[Problem to work on] Will you write out the data exactly, excluding every picture?

[Supplied data]
········

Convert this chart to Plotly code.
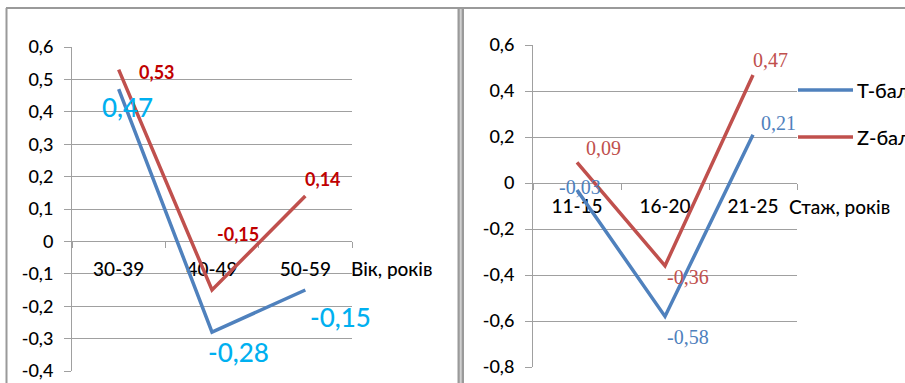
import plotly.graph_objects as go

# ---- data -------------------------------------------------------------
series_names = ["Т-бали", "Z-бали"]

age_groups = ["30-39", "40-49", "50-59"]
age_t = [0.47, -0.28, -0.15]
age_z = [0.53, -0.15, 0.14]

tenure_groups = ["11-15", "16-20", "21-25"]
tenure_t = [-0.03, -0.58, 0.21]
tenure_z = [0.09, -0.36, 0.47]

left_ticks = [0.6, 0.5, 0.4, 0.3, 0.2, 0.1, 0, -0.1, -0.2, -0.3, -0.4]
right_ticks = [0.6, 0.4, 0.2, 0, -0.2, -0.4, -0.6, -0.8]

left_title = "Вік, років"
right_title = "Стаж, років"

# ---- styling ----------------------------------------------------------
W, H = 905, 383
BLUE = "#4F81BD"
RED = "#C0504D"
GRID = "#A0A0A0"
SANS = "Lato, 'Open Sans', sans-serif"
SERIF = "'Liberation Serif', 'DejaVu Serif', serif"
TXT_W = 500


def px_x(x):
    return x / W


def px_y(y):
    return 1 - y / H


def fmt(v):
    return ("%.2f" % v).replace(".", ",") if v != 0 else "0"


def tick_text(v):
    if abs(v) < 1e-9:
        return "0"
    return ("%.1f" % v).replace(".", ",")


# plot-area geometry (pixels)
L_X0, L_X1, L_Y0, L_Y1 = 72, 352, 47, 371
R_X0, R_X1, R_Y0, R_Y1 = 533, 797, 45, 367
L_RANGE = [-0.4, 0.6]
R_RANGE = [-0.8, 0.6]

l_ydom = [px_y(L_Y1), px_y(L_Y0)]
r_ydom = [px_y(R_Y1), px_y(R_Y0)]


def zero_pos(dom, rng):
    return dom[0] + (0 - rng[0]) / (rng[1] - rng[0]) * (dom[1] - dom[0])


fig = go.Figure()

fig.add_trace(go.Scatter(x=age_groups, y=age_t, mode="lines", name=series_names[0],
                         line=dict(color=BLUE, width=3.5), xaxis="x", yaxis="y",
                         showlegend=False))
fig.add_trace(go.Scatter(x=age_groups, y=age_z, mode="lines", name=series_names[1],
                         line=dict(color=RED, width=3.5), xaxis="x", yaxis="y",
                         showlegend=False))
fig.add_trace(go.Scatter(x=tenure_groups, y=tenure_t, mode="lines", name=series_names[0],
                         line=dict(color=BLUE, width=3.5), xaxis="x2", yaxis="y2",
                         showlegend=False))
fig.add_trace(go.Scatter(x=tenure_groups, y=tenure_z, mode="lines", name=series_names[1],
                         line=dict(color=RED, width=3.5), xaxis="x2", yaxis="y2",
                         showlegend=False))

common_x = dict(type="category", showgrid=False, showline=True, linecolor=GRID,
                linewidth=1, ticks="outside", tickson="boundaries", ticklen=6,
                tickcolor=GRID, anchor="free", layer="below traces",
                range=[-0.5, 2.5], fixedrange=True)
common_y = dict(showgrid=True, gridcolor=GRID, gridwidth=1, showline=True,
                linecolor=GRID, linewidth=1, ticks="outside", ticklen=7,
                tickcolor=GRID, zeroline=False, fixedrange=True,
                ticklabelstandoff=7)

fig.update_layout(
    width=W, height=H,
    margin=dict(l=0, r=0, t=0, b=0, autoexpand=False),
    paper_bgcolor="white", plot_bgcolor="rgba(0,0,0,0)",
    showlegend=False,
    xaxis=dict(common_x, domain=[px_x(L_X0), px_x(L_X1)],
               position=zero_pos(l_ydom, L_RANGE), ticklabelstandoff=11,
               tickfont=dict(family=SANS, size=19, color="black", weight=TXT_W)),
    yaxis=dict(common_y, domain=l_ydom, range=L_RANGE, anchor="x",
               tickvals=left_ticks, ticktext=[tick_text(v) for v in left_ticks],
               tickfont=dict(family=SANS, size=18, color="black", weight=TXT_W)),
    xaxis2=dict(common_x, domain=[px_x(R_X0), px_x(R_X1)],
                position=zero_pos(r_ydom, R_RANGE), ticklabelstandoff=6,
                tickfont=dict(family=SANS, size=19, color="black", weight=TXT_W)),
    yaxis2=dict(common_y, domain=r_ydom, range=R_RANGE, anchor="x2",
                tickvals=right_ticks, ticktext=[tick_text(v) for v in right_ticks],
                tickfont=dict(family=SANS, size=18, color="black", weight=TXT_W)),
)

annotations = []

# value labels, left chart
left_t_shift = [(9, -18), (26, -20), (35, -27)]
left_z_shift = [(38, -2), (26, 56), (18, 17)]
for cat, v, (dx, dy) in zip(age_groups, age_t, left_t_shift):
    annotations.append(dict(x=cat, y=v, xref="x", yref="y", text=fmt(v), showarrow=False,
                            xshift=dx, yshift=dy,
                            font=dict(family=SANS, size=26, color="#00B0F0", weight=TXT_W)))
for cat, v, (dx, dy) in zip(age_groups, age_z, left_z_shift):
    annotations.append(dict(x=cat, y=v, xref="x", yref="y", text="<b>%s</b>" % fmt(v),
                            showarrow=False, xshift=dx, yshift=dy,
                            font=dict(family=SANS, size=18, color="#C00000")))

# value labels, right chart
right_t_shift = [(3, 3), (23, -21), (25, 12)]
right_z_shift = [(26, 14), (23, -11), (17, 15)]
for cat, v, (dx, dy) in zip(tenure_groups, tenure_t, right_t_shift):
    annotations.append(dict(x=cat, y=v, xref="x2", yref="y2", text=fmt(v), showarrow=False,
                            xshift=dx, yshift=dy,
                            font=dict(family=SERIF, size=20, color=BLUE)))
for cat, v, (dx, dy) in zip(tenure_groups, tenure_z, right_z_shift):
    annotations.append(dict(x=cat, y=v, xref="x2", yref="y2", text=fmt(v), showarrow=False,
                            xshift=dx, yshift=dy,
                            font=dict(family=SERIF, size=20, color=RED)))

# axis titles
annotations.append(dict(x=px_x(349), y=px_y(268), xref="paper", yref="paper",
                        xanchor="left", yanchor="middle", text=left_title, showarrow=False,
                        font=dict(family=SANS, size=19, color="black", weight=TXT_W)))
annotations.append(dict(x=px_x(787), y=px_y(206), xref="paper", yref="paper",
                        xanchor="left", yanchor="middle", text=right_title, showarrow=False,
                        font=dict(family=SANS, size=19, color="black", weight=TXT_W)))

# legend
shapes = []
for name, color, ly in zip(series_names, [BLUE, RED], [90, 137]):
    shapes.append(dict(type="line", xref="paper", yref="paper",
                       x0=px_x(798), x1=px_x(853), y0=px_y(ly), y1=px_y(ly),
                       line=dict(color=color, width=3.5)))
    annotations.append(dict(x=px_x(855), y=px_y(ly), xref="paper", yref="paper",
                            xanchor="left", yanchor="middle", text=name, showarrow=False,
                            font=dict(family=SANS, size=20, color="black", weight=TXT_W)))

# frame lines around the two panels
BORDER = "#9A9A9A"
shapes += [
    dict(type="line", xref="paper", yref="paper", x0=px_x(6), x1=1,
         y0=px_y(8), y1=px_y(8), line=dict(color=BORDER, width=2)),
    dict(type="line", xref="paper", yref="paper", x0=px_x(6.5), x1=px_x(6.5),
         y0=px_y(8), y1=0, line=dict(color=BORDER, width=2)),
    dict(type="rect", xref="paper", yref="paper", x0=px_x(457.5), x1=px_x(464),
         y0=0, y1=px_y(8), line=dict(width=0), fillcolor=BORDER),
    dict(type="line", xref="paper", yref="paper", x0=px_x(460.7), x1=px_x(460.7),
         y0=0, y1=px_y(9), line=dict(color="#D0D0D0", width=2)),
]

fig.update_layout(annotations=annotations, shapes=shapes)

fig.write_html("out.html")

········

[Complete answer]
Convert this chart to Plotly code.
import plotly.graph_objects as go

# ---- data -------------------------------------------------------------
series_names = ["Т-бали", "Z-бали"]

age_groups = ["30-39", "40-49", "50-59"]
age_t = [0.47, -0.28, -0.15]
age_z = [0.53, -0.15, 0.14]

tenure_groups = ["11-15", "16-20", "21-25"]
tenure_t = [-0.03, -0.58, 0.21]
tenure_z = [0.09, -0.36, 0.47]

left_ticks = [0.6, 0.5, 0.4, 0.3, 0.2, 0.1, 0, -0.1, -0.2, -0.3, -0.4]
right_ticks = [0.6, 0.4, 0.2, 0, -0.2, -0.4, -0.6, -0.8]

left_title = "Вік, років"
right_title = "Стаж, років"

# ---- styling ----------------------------------------------------------
W, H = 905, 383
BLUE = "#4F81BD"
RED = "#C0504D"
GRID = "#A0A0A0"
SANS = "Lato, 'Open Sans', sans-serif"
SERIF = "'Liberation Serif', 'DejaVu Serif', serif"
TXT_W = 500


def px_x(x):
    return x / W


def px_y(y):
    return 1 - y / H


def fmt(v):
    return ("%.2f" % v).replace(".", ",") if v != 0 else "0"


def tick_text(v):
    if abs(v) < 1e-9:
        return "0"
    return ("%.1f" % v).replace(".", ",")


# plot-area geometry (pixels)
L_X0, L_X1, L_Y0, L_Y1 = 72, 352, 47, 371
R_X0, R_X1, R_Y0, R_Y1 = 533, 797, 45, 367
L_RANGE = [-0.4, 0.6]
R_RANGE = [-0.8, 0.6]

l_ydom = [px_y(L_Y1), px_y(L_Y0)]
r_ydom = [px_y(R_Y1), px_y(R_Y0)]


def zero_pos(dom, rng):
    return dom[0] + (0 - rng[0]) / (rng[1] - rng[0]) * (dom[1] - dom[0])


fig = go.Figure()

fig.add_trace(go.Scatter(x=age_groups, y=age_t, mode="lines", name=series_names[0],
                         line=dict(color=BLUE, width=3.5), xaxis="x", yaxis="y",
                         showlegend=False))
fig.add_trace(go.Scatter(x=age_groups, y=age_z, mode="lines", name=series_names[1],
                         line=dict(color=RED, width=3.5), xaxis="x", yaxis="y",
                         showlegend=False))
fig.add_trace(go.Scatter(x=tenure_groups, y=tenure_t, mode="lines", name=series_names[0],
                         line=dict(color=BLUE, width=3.5), xaxis="x2", yaxis="y2",
                         showlegend=False))
fig.add_trace(go.Scatter(x=tenure_groups, y=tenure_z, mode="lines", name=series_names[1],
                         line=dict(color=RED, width=3.5), xaxis="x2", yaxis="y2",
                         showlegend=False))

common_x = dict(type="category", showgrid=False, showline=True, linecolor=GRID,
                linewidth=1, ticks="outside", tickson="boundaries", ticklen=6,
                tickcolor=GRID, anchor="free", layer="below traces",
                range=[-0.5, 2.5], fixedrange=True)
common_y = dict(showgrid=True, gridcolor=GRID, gridwidth=1, showline=True,
                linecolor=GRID, linewidth=1, ticks="outside", ticklen=7,
                tickcolor=GRID, zeroline=False, fixedrange=True,
                ticklabelstandoff=7)

fig.update_layout(
    width=W, height=H,
    margin=dict(l=0, r=0, t=0, b=0, autoexpand=False),
    paper_bgcolor="white", plot_bgcolor="rgba(0,0,0,0)",
    showlegend=False,
    xaxis=dict(common_x, domain=[px_x(L_X0), px_x(L_X1)],
               position=zero_pos(l_ydom, L_RANGE), ticklabelstandoff=11,
               tickfont=dict(family=SANS, size=19, color="black", weight=TXT_W)),
    yaxis=dict(common_y, domain=l_ydom, range=L_RANGE, anchor="x",
               tickvals=left_ticks, ticktext=[tick_text(v) for v in left_ticks],
               tickfont=dict(family=SANS, size=18, color="black", weight=TXT_W)),
    xaxis2=dict(common_x, domain=[px_x(R_X0), px_x(R_X1)],
                position=zero_pos(r_ydom, R_RANGE), ticklabelstandoff=6,
                tickfont=dict(family=SANS, size=19, color="black", weight=TXT_W)),
    yaxis2=dict(common_y, domain=r_ydom, range=R_RANGE, anchor="x2",
                tickvals=right_ticks, ticktext=[tick_text(v) for v in right_ticks],
                tickfont=dict(family=SANS, size=18, color="black", weight=TXT_W)),
)

annotations = []

# value labels, left chart
left_t_shift = [(9, -18), (26, -20), (35, -27)]
left_z_shift = [(38, -2), (26, 56), (18, 17)]
for cat, v, (dx, dy) in zip(age_groups, age_t, left_t_shift):
    annotations.append(dict(x=cat, y=v, xref="x", yref="y", text=fmt(v), showarrow=False,
                            xshift=dx, yshift=dy,
                            font=dict(family=SANS, size=26, color="#00B0F0", weight=TXT_W)))
for cat, v, (dx, dy) in zip(age_groups, age_z, left_z_shift):
    annotations.append(dict(x=cat, y=v, xref="x", yref="y", text="<b>%s</b>" % fmt(v),
                            showarrow=False, xshift=dx, yshift=dy,
                            font=dict(family=SANS, size=18, color="#C00000")))

# value labels, right chart
right_t_shift = [(3, 3), (23, -21), (25, 12)]
right_z_shift = [(26, 14), (23, -11), (17, 15)]
for cat, v, (dx, dy) in zip(tenure_groups, tenure_t, right_t_shift):
    annotations.append(dict(x=cat, y=v, xref="x2", yref="y2", text=fmt(v), showarrow=False,
                            xshift=dx, yshift=dy,
                            font=dict(family=SERIF, size=20, color=BLUE)))
for cat, v, (dx, dy) in zip(tenure_groups, tenure_z, right_z_shift):
    annotations.append(dict(x=cat, y=v, xref="x2", yref="y2", text=fmt(v), showarrow=False,
                            xshift=dx, yshift=dy,
                            font=dict(family=SERIF, size=20, color=RED)))

# axis titles
annotations.append(dict(x=px_x(349), y=px_y(268), xref="paper", yref="paper",
                        xanchor="left", yanchor="middle", text=left_title, showarrow=False,
                        font=dict(family=SANS, size=19, color="black", weight=TXT_W)))
annotations.append(dict(x=px_x(787), y=px_y(206), xref="paper", yref="paper",
                        xanchor="left", yanchor="middle", text=right_title, showarrow=False,
                        font=dict(family=SANS, size=19, color="black", weight=TXT_W)))

# legend
shapes = []
for name, color, ly in zip(series_names, [BLUE, RED], [90, 137]):
    shapes.append(dict(type="line", xref="paper", yref="paper",
                       x0=px_x(798), x1=px_x(853), y0=px_y(ly), y1=px_y(ly),
                       line=dict(color=color, width=3.5)))
    annotations.append(dict(x=px_x(855), y=px_y(ly), xref="paper", yref="paper",
                            xanchor="left", yanchor="middle", text=name, showarrow=False,
                            font=dict(family=SANS, size=20, color="black", weight=TXT_W)))

# frame lines around the two panels
BORDER = "#9A9A9A"
shapes += [
    dict(type="line", xref="paper", yref="paper", x0=px_x(6), x1=1,
         y0=px_y(8), y1=px_y(8), line=dict(color=BORDER, width=2)),
    dict(type="line", xref="paper", yref="paper", x0=px_x(6.5), x1=px_x(6.5),
         y0=px_y(8), y1=0, line=dict(color=BORDER, width=2)),
    dict(type="rect", xref="paper", yref="paper", x0=px_x(457.5), x1=px_x(464),
         y0=0, y1=px_y(8), line=dict(width=0), fillcolor=BORDER),
    dict(type="line", xref="paper", yref="paper", x0=px_x(460.7), x1=px_x(460.7),
         y0=0, y1=px_y(9), line=dict(color="#D0D0D0", width=2)),
]

fig.update_layout(annotations=annotations, shapes=shapes)

fig.write_html("out.html")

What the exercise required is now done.